Wherever the word "document" appears in a line, extract that line.

▶ _RECORDED DATA_
# # # # #

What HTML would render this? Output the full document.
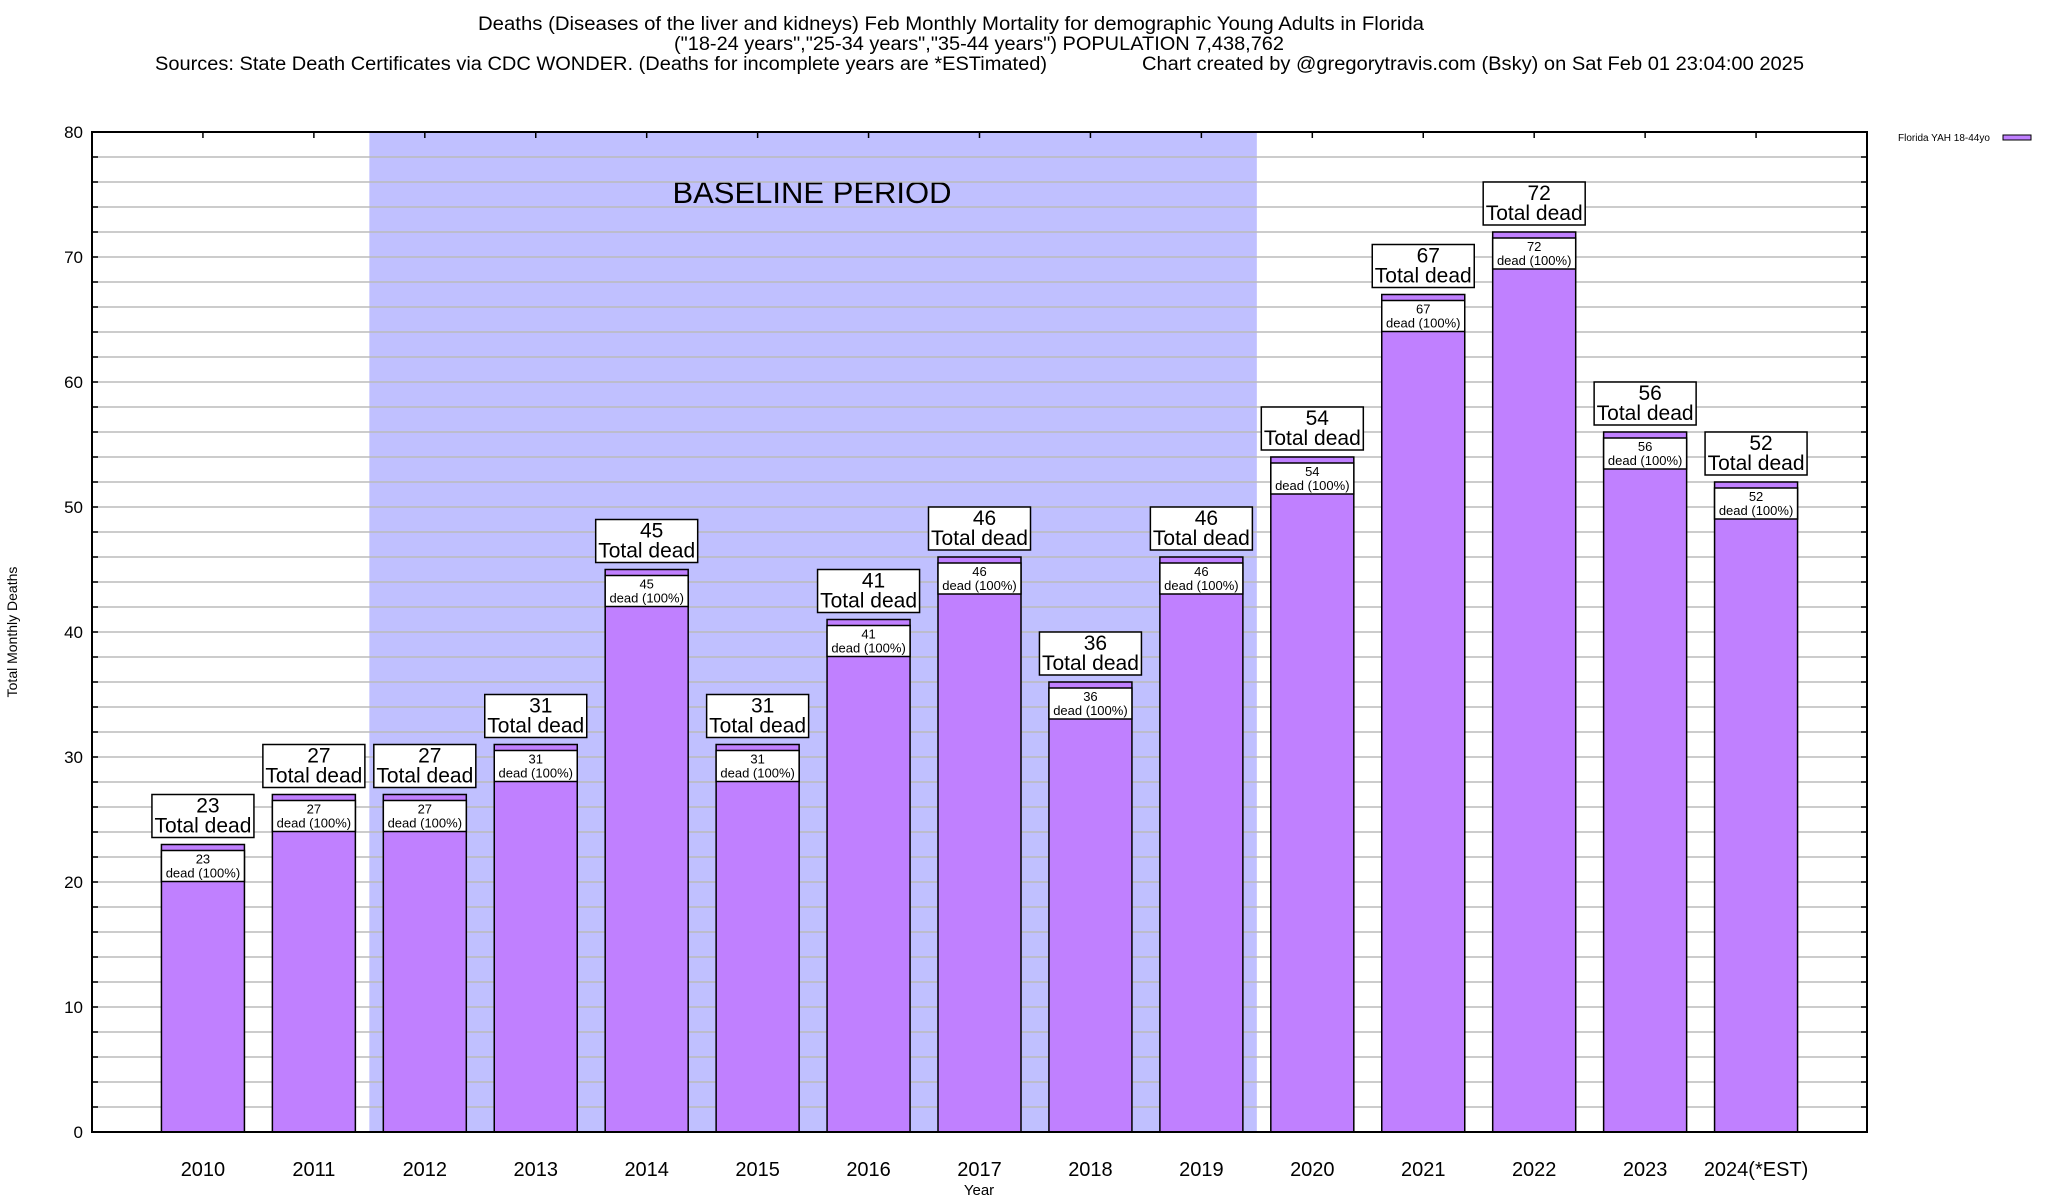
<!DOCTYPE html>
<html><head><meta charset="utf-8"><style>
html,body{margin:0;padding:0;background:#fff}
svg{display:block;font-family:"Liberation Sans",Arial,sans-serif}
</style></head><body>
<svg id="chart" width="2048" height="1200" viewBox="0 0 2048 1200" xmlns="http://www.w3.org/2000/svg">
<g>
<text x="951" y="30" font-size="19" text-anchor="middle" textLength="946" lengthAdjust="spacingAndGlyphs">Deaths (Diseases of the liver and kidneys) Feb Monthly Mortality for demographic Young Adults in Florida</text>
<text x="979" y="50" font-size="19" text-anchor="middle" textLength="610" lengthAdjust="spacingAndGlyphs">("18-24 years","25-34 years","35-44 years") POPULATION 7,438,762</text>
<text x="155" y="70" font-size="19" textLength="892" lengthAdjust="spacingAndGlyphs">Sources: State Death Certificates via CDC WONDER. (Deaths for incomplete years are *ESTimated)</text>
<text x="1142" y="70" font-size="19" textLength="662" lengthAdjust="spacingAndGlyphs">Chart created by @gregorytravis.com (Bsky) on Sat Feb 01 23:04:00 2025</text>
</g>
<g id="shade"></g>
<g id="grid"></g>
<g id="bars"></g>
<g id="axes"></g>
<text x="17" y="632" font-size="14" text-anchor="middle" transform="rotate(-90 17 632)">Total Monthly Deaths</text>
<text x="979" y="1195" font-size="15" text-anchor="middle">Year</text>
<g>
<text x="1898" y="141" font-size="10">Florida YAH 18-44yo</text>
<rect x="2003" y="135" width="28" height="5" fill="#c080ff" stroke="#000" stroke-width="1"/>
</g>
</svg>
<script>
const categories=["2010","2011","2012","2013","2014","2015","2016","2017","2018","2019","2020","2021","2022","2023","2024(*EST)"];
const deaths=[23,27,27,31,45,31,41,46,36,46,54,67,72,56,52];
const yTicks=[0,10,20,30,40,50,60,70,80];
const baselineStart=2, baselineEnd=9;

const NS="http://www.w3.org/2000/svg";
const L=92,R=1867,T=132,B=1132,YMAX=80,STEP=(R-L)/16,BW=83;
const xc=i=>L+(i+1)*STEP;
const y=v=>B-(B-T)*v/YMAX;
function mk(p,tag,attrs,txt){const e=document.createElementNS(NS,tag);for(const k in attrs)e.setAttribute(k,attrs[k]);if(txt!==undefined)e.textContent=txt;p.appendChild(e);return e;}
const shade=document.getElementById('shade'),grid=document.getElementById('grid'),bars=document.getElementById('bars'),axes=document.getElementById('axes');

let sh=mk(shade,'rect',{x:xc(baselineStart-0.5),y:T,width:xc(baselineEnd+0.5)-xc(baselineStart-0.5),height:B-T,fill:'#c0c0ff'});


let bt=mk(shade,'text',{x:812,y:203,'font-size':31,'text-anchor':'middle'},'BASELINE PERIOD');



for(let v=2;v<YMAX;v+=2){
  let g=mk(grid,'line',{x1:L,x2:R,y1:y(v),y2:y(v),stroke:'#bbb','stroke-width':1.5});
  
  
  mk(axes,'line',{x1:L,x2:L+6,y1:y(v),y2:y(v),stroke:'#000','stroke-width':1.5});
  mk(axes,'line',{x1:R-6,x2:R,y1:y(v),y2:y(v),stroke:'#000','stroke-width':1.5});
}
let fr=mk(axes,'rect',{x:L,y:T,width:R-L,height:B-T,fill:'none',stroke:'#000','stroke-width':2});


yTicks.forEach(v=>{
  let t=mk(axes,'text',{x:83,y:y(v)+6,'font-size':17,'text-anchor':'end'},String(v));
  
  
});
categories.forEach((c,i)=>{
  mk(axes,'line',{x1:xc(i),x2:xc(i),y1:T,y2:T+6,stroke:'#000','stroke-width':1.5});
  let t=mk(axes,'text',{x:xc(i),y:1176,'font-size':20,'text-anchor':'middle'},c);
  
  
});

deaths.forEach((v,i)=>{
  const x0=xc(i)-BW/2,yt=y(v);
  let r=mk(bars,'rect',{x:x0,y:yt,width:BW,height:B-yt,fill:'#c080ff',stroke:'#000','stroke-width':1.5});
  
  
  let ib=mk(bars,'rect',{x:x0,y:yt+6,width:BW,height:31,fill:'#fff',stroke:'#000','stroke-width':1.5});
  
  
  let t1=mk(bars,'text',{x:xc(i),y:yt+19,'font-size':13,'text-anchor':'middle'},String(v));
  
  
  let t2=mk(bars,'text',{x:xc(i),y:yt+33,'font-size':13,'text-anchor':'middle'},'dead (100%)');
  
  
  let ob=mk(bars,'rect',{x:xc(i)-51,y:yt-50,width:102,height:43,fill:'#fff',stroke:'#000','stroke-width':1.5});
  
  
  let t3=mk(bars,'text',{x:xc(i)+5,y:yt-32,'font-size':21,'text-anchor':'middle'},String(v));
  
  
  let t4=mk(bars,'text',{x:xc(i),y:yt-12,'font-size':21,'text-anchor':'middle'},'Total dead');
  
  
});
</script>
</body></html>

# # # # #

▶ _SOLVED PROBLEM_
What HTML would render this? Output the full document.
function mk(p,tag,attrs,txt){const e=document.createElementNS(NS,tag);for(const k in attrs)e.setAttribute(k,attrs[k]);if(txt!==undefined)e.textContent=txt;p.appendChild(e);return e;}
const shade=document.getElementById('shade'),grid=document.getElementById('grid'),bars=document.getElementById('bars'),axes=document.getElementById('axes');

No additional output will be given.